Another Alleged “Strong Dollar Policy” Sighting

Today the falling dollar gained some reprieve from Treasury Secretary John Snow’s familiar endorsement of a strong dollar, dubbed by the media and Wall Street during Robert Rubin’s tenure as the “strong dollar policy.” As I have written in the past, the “strong dollar policy” is as real as Big Foot or the Loch Ness Monster, with any reported sightings merely figments of the observers own creative imaginations.

As I wrote repeatedly during the Clinton Administration, there is no such thing as a strong dollar policy. (In fact, given its recent fall, some are speculating that the U.S. actually has a stealth “weak dollar policy.”) The truth is that when it comes to the dollar, there is no policy at all, other than to talk it up and hope for the best. However, just because the dollar is falling doesn’t mean the administration wants it to. The reality is the dollar is weak, it’s going to get much weaker, and there isn’t anything the administration can do about it.

The situation is reminiscent of a college student who parties all night instead of studying.
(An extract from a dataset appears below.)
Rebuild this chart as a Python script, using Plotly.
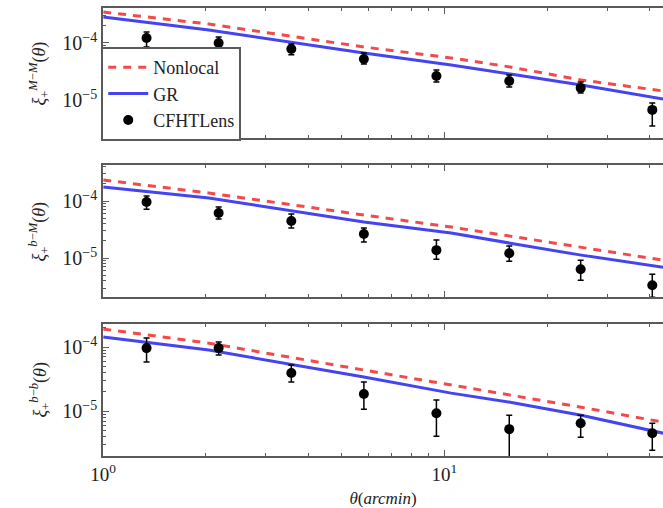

It’s not that he wants to flunk, he would of course prefer the honor roll. However, failure is the natural consequence of his actions. Similarly, the administration would prefer a strong dollar, but a weak dollar is the unfortunate result of an American economy characterized by declining production, inadequate savings, reckless consumption, soaring household debt, ballooning federal budget deficits, and an overly-accommodative Fed.
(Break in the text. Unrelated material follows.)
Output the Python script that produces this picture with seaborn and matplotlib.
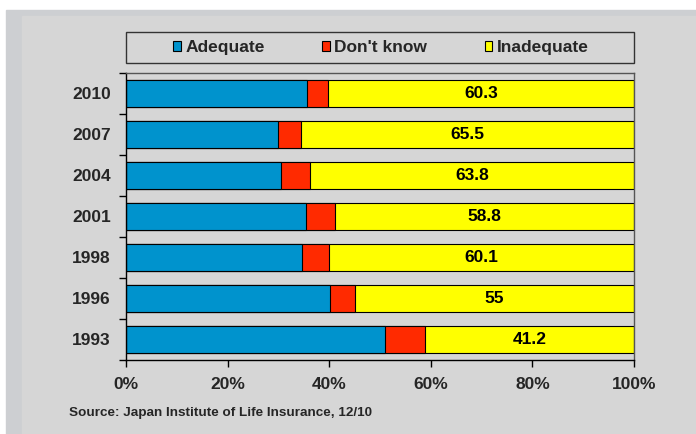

The dollar did not rise during in the 1990’s because of the existence of a policy. It rose for the same reasons many dotcoms rose; greedy buyers foolishly bidding prices higher despite lousy fundamentals. Then Treasury Secretary Robert Rubin’s repeated endorsement of the dollar’s rise, the essence of the “strong dollar policy,” is analogous to a dotcom CFO having stated that a strong stock price was in its shareholder’s interests. However, would investors buy shares solely based on such a “strong stock policy,” while ignoring plunging sales, exploding liabilities, collapsing market share, bloated payrolls, and repeated new share issuance at declining prices? Why should it be any different with the dollar?

Those of you still holding dollars had better do some serious reflection, and ignore all the talk about a mythical “strong dollar policy” The alternative is to go down with a sinking ship, as the captain stands saluting atop its bridge, waist deep in water, assuring all aboard that “a strong ship is in its passenger’s interest.”